> **Data block**:
::::

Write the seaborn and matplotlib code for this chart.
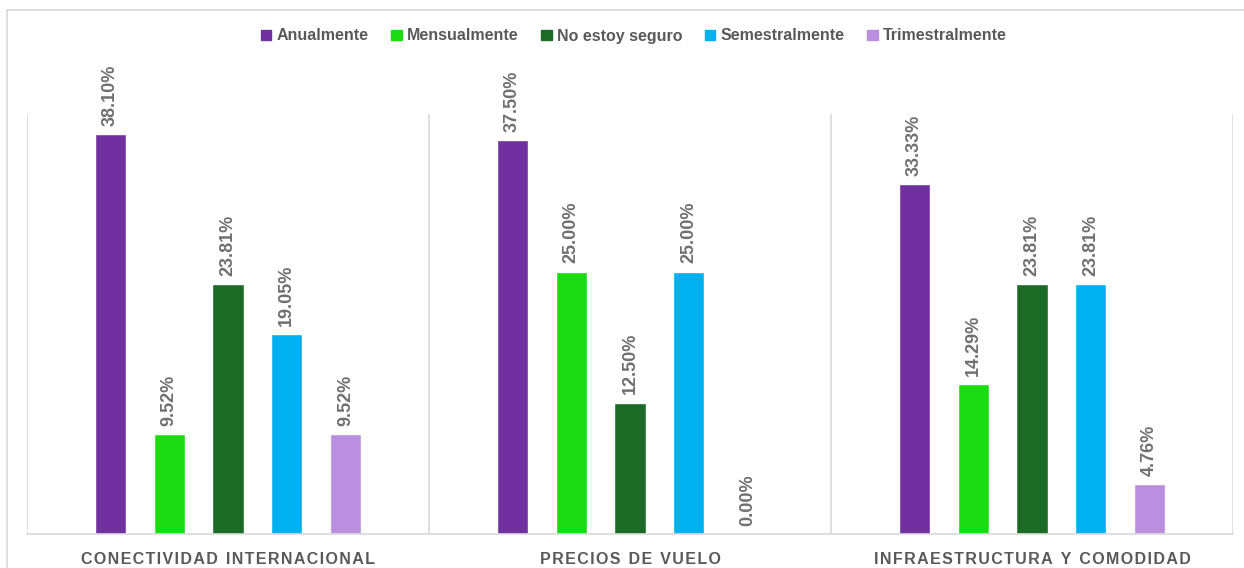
import matplotlib
matplotlib.use("Agg")
import matplotlib.pyplot as plt
from matplotlib.patches import Rectangle
from matplotlib.lines import Line2D
import seaborn as sns
import pandas as pd

# Survey results: how often respondents travel, split by deciding factor
factors = ["CONECTIVIDAD INTERNACIONAL", "PRECIOS DE VUELO", "INFRAESTRUCTURA Y COMODIDAD"]
frequencies = ["Anualmente", "Mensualmente", "No estoy seguro", "Semestralmente", "Trimestralmente"]
conectividad = [38.10, 9.52, 23.81, 19.05, 9.52]
precios = [37.50, 25.00, 12.50, 25.00, 0.00]
infraestructura = [33.33, 14.29, 23.81, 23.81, 4.76]
palette = ["#7030A0", "#1BDB13", "#1B6B26", "#00B0F0", "#BB8FDF"]

rows = []
for factor, values in zip(factors, [conectividad, precios, infraestructura]):
    for freq, v in zip(frequencies, values):
        rows.append({"factor": factor, "frecuencia": freq, "valor": v})
df = pd.DataFrame(rows)

sns.set_theme(style="white")
plt.rcParams["font.family"] = ["Liberation Sans", "DejaVu Sans"]
text_gray = "#595959"
label_gray = "#707070"
line_gray = "#D9D9D9"

fig = plt.figure(figsize=(12.44, 5.68), dpi=100)
ax = fig.add_axes([27 / 1244, 34 / 568, (1233 - 27) / 1244, (534 - 114) / 568])

sns.barplot(data=df, x="factor", y="valor", hue="frecuencia", order=factors,
            hue_order=frequencies, palette=palette, width=0.731, gap=0.47,
            saturation=1, errorbar=None, ax=ax, legend=False)

ax.set_xlim(-0.5, 2.5)
ax.set_ylim(0, 40)
ax.set_xlabel("")
ax.set_ylabel("")
ax.set_yticks([])
for s in ["top", "right", "left"]:
    ax.spines[s].set_visible(False)
ax.spines["bottom"].set_color(line_gray)
ax.spines["bottom"].set_linewidth(1.2)

# separators between categories
for xb in [-0.5, 0.5, 1.5, 2.5]:
    ax.axvline(xb, color=line_gray, lw=1.2, zorder=0)

# spaced-out category labels
def spaced(s):
    return "\u200a".join(s).replace("\u200a \u200a", "\u2002")

ax.set_xticks(range(len(factors)))
ax.set_xticklabels([spaced(f) for f in factors], fontsize=11.5, fontweight="bold",
                   color=text_gray)
ax.tick_params(axis="x", length=0, pad=13)

# value labels above each bar
for container in ax.containers:
    for bar in container:
        h = bar.get_height()
        ax.annotate(f"{h:.2f}%", (bar.get_x() + bar.get_width() / 2, h),
                    xytext=(0, 6), textcoords="offset points", rotation=90,
                    ha="center", va="bottom", fontsize=13, fontweight="bold",
                    color=label_gray)

# legend
handles = [Rectangle((0, 0), 1, 1, color=c) for c in palette]
leg = fig.legend(handles, frequencies, loc="center", bbox_to_anchor=(634 / 1244, 1 - 36 / 568),
                 ncol=5, frameon=False, handlelength=0.65, handleheight=0.65,
                 handletextpad=0.35, columnspacing=1.4,
                 prop={"family": ["Liberation Sans", "DejaVu Sans"], "size": 11.5, "weight": "bold"})
for t in leg.get_texts():
    t.set_color(text_gray)

# chart frame (left and top edges)
fig.add_artist(Line2D([7.5 / 1244, 7.5 / 1244], [0, 1 - 9.5 / 568],
                      transform=fig.transFigure, color=line_gray, lw=1.2))
fig.add_artist(Line2D([7.5 / 1244, 1], [1 - 9.5 / 568, 1 - 9.5 / 568],
                      transform=fig.transFigure, color=line_gray, lw=1.2))

fig.savefig("out.png", dpi=100)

::::

> **To be done**:
Without the pictures, return the listing above from its first line through the line that has "import pandas as pd".

> **Output for this exercise**:
Write the seaborn and matplotlib code for this chart.
import matplotlib
matplotlib.use("Agg")
import matplotlib.pyplot as plt
from matplotlib.patches import Rectangle
from matplotlib.lines import Line2D
import seaborn as sns
import pandas as pd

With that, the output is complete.